From a procurement perspective, the choice often depends on whether performance requirements outweigh cost considerations.
Typical Applications
Copper Applications:
- Electrical components and connectors
- Heat exchangers and cooling systems
- Power transmission equipment
Aluminum Applications:
- Aerospace and automotive components
- Structural parts and enclosures
- Consumer products and industrial equipment
Each material excels in different scenarios, making application requirements the primary factor in selection.
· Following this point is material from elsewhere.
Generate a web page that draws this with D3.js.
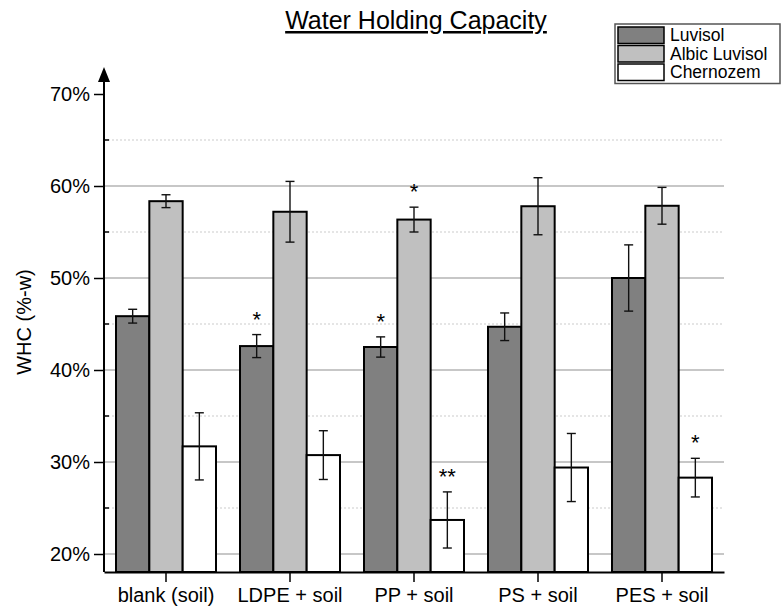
<!DOCTYPE html>
<html>
<head>
<meta charset="utf-8">
<script src="https://cdn.jsdelivr.net/npm/d3@7"></script>
<style>
  body { margin: 0; background: #fff; }
  svg { font-family: "Liberation Sans", Arial, sans-serif; }
</style>
</head>
<body>
<svg id="chart" width="781" height="610"></svg>
<script>
// values (%)
const categories = ["blank (soil)", "LDPE + soil", "PP + soil", "PS + soil", "PES + soil"];
const seriesNames = ["Luvisol", "Albic Luvisol", "Chernozem"];
const luvisol = [45.85, 42.6, 42.5, 44.7, 50.0];
const luvisolErr = [0.75, 1.25, 1.1, 1.5, 3.6];
const albic = [58.35, 57.2, 56.35, 57.8, 57.85];
const albicErr = [0.7, 3.3, 1.35, 3.1, 2.0];
const chernozem = [31.7, 30.75, 23.7, 29.4, 28.3];
const chernozemErr = [3.65, 2.65, 3.05, 3.7, 2.1];
// significance marks above the error bars
const luvisolSig = ["", "*", "*", "", ""];
const albicSig = ["", "", "*", "", ""];
const chernozemSig = ["", "", "**", "", "*"];
const yTicks = [20, 30, 40, 50, 60, 70];
const yMinor = [25, 35, 45, 55, 65];

const colors = ["#808080", "#c0c0c0", "#ffffff"];
const values = [luvisol, albic, chernozem];
const errs = [luvisolErr, albicErr, chernozemErr];
const sigs = [luvisolSig, albicSig, chernozemSig];

// flatten to one row per bar
const bars = [];
categories.forEach((c, i) => {
    seriesNames.forEach((s, j) => {
        bars.push({ cat: c, series: s, value: values[j][i], err: errs[j][i], sig: sigs[j][i], color: colors[j] });
    });
});

const svg = d3.select("#chart");
const left = 104, right = 724, bottom = 572;

const x = d3.scaleBand().domain(categories).range([left, right]).padding(0);
const xs = d3.scaleBand().domain(seriesNames).range([0, 100]);
const y = d3.scaleLinear().domain([20, 70]).range([554, 94]);

// gridlines
svg.append("g").selectAll("line").data(yTicks.filter(d => d < 70)).join("line")
    .attr("x1", left).attr("x2", right)
    .attr("y1", d => y(d)).attr("y2", d => y(d))
    .attr("stroke", "#b4b4b4").attr("stroke-width", 1.5);
svg.append("g").selectAll("line").data(yMinor).join("line")
    .attr("x1", left).attr("x2", right)
    .attr("y1", d => y(d)).attr("y2", d => y(d))
    .attr("stroke", "#cccccc").attr("stroke-width", 1.2)
    .attr("stroke-dasharray", "2,2");

// bars
const barX = d => x(d.cat) + x.bandwidth() / 2 - 50 + xs(d.series);
svg.append("g").selectAll("rect").data(bars).join("rect")
    .attr("x", barX)
    .attr("y", d => y(d.value))
    .attr("width", xs.bandwidth())
    .attr("height", d => bottom - y(d.value))
    .attr("fill", d => d.color)
    .attr("stroke", "#000")
    .attr("stroke-width", 2);

// error bars
const eb = svg.append("g").attr("stroke", "#111").attr("stroke-width", 1.4);
const cx = d => barX(d) + xs.bandwidth() / 2;
eb.selectAll(".v").data(bars).join("line").attr("class", "v")
    .attr("x1", cx).attr("x2", cx)
    .attr("y1", d => y(d.value + d.err)).attr("y2", d => y(d.value - d.err));
eb.selectAll(".t").data(bars).join("line").attr("class", "t")
    .attr("x1", d => cx(d) - 4.5).attr("x2", d => cx(d) + 4.5)
    .attr("y1", d => y(d.value + d.err)).attr("y2", d => y(d.value + d.err));
eb.selectAll(".b").data(bars).join("line").attr("class", "b")
    .attr("x1", d => cx(d) - 4.5).attr("x2", d => cx(d) + 4.5)
    .attr("y1", d => y(d.value - d.err)).attr("y2", d => y(d.value - d.err));

// significance stars
svg.append("g").selectAll("text").data(bars.filter(d => d.sig)).join("text")
    .attr("x", cx)
    .attr("y", d => y(d.value + d.err) - 8)
    .attr("text-anchor", "middle")
    .style("font-size", "22px")
    .text(d => d.sig);

// y axis
const yAxis = svg.append("g").attr("transform", `translate(${left},0)`)
    .call(d3.axisLeft(y).tickValues(yTicks).tickSize(10).tickFormat(d => d + "%"));
yAxis.select(".domain").remove();
yAxis.selectAll("line").attr("stroke", "#000").attr("stroke-width", 1.5);
yAxis.selectAll("text").style("font-size", "20px").attr("x", -14).attr("fill", "#000");
svg.append("g").selectAll("line").data(yMinor).join("line")
    .attr("x1", left).attr("x2", left + 5)
    .attr("y1", d => y(d)).attr("y2", d => y(d))
    .attr("stroke", "#000").attr("stroke-width", 1.5);
svg.append("line").attr("x1", left).attr("x2", left).attr("y1", bottom).attr("y2", 80)
    .attr("stroke", "#000").attr("stroke-width", 2);
svg.append("path").attr("d", `M${left},67 L${left - 6},82 L${left + 6},82 Z`).attr("fill", "#000");

// x axis
const xAxis = svg.append("g").attr("transform", `translate(0,${bottom})`)
    .call(d3.axisBottom(x).tickSize(10).tickSizeOuter(0));
xAxis.select(".domain").attr("stroke", "#000").attr("stroke-width", 2);
xAxis.selectAll("line").attr("stroke", "#000").attr("stroke-width", 1.5);
xAxis.selectAll("text").style("font-size", "20px").attr("y", 16).attr("fill", "#000");

// axis title
svg.append("text")
    .attr("transform", "translate(31,322) rotate(-90)")
    .attr("text-anchor", "middle")
    .style("font-size", "20px")
    .text("WHC (%-w)");

// chart title
svg.append("text")
    .attr("x", 416).attr("y", 29)
    .attr("text-anchor", "middle")
    .style("font-size", "25px")
    .style("text-decoration", "underline")
    .text("Water Holding Capacity");

// legend
const rowH = 18.5;
const lg = svg.append("g").attr("transform", "translate(615,24)");
lg.append("rect").attr("x", 0).attr("y", 0).attr("width", 165).attr("height", 4 + 3 * rowH)
    .attr("fill", "#fff").attr("stroke", "#555").attr("stroke-width", 1.5);
seriesNames.forEach((s, j) => {
    lg.append("rect").attr("x", 3).attr("y", 3 + j * rowH).attr("width", 46).attr("height", rowH - 2)
        .attr("fill", colors[j]).attr("stroke", "#000").attr("stroke-width", 1.5);
    lg.append("text").attr("x", 55).attr("y", 17 + j * rowH)
        .style("font-size", "17.5px").text(s);
});
</script>
</body>
</html>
How to Choose Between Copper and Aluminum
Choosing between copper and aluminum depends on several key factors:
- Performance requirements:Copper for maximum conductivity; aluminum for balanced performance
- Weight considerations:Aluminum is preferred for lightweight designs
- Machining efficiency: Aluminum offers faster and more cost-effective machining
- Budget constraints: Aluminum is generally more economical
- Environmental conditions: Both materials offer good corrosion resistance, with different characteristics
From an engineering standpoint, aluminum is often chosen for general machining applications, while copper is selected for specialized uses where conductivity is critical.
Conclusion
Copper and aluminum each offer distinct advantages in CNC machining. Aluminum stands out for its machinability, lightweight properties, and cost efficiency, making it ideal for a wide range of applications. Copper, on the other hand, provides unmatched electrical and thermal conductivity, making it essential for high-performance electrical and thermal systems.
Understanding the differences between these materials allows engineers and buyers to make informed decisions based on performance, cost, and production requirements. Selecting the right material ultimately leads to better product performance and more efficient manufacturing processes.